A lot of the distributed design services, such as converged and hyper-converged infrastructures, as well as storage technologies, such as VMware vSAN, require a different approach to application placement and virtual infrastructure design. This is complex, but modern application design makes it a little easier than it sounds.

The distributed approach to application design means there's less contention with the monolithic application stack. While the integration of storage removes many of the complexities with connection and fiber and offers lower cost options, it does increase reliance on the proper setup of failure rules.

The distributed approach to application design means there's less contention with the monolithic application stack.

DRS and HA recovery rules require even more focus after moving to a converged platform. They can't solve all the problems, however, because storage isn't centralized. Admins could move storage to the background, but that isn't efficient, so it comes down to application interaction and placement.

Admins must understand not only how the application works and how the pieces work with each other, but also what the infrastructure needs are. This includes aspects from delivery to Active Directory components for authorization.

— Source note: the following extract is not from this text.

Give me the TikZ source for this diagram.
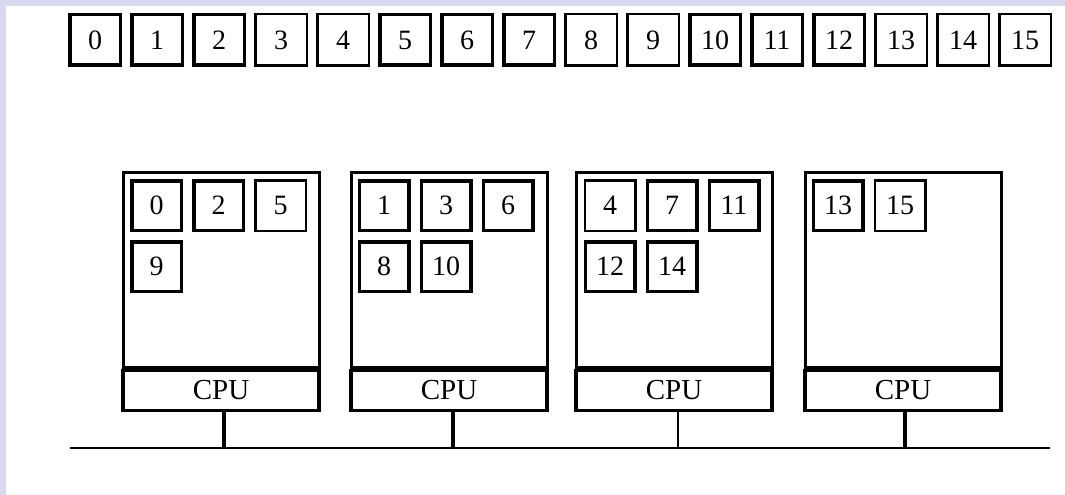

A distributed infrastructure can have a positive effect on cost and complexity, but it comes with some additional challenges. No one wants to talk about the failure of passive parts or what happens in a large-scale failure. Don't avoid the topic because it will supposedly never happen. In IT, the impossible will eventually happen, and while the availability of a perfect resolution is unlikely, a solid virtual infrastructure design that incorporates the possibility of failure can at least point you in the right direction during the recovery process.